LISTEN | Jamie Chai Yun Liew on turning her experience in law into fiction:
June Park
June Park is a writer, editor, and artists' advisor born in Korea and now based in Montreal. She studied literature at the University of Calgary and the University of Toronto in addition to cultural arts management. She has been writing stories and poetry from an early age and is currently developing a work of historical fiction for which she was awarded the 2022 Max Margles Prize for Fiction from the Quebec Writers Federation.
Her work in progress, What Beauty Remains is the story of a woman and her memories as a girl imprisoned and exploited by the Japanese Imperial Army during the Pacific War. In an attempt to find resolution, she grapples with the difficulties of memory, the pains of her broken body, and the counter-narratives and accounts of personal and political history.
Mark Paterson
Mark Paterson is a writer from Lorraine, Que. He is the author of the short story collections Dreamers and Misfits of Montclair, A Finely Tuned Apathy Machine and Other People's Showers. His work has won Geist's Literal Literary Postcard Story Contest, the 3Macs carte blanche Prize and the Atwater Library's 150 Words for 150 Years contest. In 2020, his story To Disappear Around Here was named runner-up for The Puritan's Thomas Morton Prize.

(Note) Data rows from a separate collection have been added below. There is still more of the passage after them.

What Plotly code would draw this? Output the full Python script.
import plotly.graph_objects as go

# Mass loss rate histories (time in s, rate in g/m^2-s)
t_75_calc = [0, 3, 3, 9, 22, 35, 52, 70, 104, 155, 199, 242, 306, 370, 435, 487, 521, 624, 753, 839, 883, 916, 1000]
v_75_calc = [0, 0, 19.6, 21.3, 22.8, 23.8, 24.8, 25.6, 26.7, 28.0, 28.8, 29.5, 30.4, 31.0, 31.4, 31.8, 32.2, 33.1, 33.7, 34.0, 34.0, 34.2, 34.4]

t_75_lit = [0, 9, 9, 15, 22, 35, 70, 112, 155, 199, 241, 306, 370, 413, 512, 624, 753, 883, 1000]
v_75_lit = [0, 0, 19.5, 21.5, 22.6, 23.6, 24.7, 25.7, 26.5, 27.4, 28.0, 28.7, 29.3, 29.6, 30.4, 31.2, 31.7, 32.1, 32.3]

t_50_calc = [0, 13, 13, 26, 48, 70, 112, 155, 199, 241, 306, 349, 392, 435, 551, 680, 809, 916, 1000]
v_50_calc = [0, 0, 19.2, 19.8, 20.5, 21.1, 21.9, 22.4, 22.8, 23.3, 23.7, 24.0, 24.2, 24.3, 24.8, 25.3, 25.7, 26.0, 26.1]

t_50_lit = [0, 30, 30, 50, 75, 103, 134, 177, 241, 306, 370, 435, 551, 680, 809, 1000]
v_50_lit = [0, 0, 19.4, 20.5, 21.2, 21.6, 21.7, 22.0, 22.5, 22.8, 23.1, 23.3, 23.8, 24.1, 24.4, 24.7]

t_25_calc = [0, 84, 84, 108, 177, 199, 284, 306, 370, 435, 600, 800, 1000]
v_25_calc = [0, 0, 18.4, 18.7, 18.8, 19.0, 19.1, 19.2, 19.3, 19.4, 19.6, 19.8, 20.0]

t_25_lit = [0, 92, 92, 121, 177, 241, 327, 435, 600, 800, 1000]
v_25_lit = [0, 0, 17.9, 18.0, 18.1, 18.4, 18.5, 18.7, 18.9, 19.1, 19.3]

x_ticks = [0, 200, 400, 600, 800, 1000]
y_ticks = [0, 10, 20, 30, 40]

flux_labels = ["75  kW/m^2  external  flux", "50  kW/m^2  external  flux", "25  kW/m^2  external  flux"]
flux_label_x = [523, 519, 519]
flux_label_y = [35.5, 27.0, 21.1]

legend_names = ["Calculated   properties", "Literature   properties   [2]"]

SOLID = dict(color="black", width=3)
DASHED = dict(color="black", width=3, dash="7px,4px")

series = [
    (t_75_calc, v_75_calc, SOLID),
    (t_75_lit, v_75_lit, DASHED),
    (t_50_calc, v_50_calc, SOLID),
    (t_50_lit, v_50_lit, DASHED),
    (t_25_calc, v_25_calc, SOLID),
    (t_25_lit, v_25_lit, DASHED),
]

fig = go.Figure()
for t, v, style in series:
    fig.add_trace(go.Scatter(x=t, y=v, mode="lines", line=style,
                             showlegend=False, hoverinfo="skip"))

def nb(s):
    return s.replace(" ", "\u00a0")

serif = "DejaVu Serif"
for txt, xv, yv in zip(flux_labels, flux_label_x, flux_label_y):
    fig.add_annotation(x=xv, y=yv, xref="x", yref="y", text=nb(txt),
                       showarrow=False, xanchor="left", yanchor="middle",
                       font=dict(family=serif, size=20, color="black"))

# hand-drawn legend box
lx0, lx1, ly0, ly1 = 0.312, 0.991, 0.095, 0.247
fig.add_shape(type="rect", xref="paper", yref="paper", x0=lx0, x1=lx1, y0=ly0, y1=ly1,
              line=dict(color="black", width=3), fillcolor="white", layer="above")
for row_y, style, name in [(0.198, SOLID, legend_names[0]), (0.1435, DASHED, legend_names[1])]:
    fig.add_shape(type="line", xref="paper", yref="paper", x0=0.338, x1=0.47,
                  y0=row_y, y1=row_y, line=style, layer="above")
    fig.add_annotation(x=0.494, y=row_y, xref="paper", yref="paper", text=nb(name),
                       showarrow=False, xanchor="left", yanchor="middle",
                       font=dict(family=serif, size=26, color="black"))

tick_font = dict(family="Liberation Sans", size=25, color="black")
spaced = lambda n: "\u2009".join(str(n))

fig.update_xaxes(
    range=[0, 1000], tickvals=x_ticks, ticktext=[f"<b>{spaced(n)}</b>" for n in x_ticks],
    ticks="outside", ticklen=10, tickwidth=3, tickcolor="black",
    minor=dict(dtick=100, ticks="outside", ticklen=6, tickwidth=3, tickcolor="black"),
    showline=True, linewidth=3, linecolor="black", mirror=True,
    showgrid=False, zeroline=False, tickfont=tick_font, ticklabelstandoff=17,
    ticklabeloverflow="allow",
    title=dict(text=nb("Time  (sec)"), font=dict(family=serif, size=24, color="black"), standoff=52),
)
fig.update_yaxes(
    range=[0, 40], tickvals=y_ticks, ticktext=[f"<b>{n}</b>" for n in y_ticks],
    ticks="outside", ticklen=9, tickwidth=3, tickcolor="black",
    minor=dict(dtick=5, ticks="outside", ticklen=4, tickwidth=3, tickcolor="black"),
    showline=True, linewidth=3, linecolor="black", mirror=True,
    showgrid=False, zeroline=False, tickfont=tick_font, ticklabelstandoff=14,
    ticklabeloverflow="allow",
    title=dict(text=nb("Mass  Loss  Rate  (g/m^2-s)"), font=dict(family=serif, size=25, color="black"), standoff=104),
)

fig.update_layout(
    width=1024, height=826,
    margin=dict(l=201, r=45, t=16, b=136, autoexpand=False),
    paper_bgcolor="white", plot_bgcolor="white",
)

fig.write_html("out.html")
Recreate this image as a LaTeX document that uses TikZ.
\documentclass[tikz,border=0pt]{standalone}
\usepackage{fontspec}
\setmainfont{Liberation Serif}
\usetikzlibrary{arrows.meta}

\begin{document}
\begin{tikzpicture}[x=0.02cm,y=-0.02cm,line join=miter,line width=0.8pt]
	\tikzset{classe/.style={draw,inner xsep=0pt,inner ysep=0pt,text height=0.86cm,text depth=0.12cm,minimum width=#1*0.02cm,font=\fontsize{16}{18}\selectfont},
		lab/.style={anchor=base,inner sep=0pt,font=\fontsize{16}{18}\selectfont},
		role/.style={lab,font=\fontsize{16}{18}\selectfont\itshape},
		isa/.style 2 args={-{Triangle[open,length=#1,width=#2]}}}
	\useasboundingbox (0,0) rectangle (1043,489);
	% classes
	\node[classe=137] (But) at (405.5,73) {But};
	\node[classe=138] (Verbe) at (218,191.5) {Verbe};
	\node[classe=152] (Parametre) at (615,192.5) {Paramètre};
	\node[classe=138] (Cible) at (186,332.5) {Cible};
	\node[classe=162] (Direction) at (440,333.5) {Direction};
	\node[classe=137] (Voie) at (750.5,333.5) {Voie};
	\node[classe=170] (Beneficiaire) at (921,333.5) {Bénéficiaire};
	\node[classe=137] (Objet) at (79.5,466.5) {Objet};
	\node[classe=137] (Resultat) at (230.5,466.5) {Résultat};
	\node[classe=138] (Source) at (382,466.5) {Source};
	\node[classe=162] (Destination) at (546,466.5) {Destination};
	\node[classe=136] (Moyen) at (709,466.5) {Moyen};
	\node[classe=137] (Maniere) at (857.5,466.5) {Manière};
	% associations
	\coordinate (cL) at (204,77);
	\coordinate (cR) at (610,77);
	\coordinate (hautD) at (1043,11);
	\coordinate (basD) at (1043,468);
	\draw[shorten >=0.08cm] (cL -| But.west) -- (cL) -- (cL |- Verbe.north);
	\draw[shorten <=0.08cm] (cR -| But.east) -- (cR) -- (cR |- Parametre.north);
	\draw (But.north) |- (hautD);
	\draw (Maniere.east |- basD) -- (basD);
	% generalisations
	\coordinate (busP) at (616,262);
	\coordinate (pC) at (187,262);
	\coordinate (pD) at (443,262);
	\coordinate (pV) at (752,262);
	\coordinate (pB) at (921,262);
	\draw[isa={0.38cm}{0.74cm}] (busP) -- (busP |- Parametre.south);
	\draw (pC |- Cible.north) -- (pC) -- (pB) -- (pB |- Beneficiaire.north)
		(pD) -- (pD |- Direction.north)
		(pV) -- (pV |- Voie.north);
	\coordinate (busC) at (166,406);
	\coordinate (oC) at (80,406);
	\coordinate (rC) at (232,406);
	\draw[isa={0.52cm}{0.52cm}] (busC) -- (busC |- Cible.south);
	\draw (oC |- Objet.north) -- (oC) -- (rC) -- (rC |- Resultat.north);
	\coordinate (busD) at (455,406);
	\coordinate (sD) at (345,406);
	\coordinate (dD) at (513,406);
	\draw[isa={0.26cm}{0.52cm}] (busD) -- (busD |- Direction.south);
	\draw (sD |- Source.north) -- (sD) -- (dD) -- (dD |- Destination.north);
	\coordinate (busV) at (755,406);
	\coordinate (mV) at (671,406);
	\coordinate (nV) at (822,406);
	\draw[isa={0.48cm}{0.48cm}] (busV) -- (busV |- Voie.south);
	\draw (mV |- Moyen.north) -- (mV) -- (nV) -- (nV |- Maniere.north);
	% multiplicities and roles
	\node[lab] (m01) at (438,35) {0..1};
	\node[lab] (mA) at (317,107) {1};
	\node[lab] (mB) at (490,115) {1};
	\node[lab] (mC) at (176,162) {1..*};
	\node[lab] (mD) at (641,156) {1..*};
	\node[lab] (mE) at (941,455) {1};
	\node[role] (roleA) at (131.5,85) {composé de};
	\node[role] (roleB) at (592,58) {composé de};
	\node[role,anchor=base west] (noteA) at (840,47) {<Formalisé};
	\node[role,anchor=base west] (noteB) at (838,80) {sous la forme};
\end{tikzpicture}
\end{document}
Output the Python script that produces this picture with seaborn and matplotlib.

Dreamers and Misfits of Montclair is an exploration of suburbia's little wild spaces, and the hearts and minds of its inhabitants. Paterson introduces the town of Montclair, a fictional yet familiar suburb of Montreal. At the heart of these short stories, and with his distinctive humour and emotion, he celebrates the refusal of the monotonous, and the struggle for individuality in a bastion of boredom and conformity.
Dan K. Woo
Dan K. Woo is the author of Learning How to Love China, which won the 2018 Ken Klonsky Award. His writing has appeared in publications such as the South China Morning Post, Quill & Quire, China Daily USA and elsewhere. Woo lives in Toronto.
In his collection of short stories, Dan K. Woo introduces a fascinating cast of characters from different regions of China, from rural villages to bustling cities. Taobao features the stories of young people looking for love, meaning and happiness in a country that is often misunderstood by North America.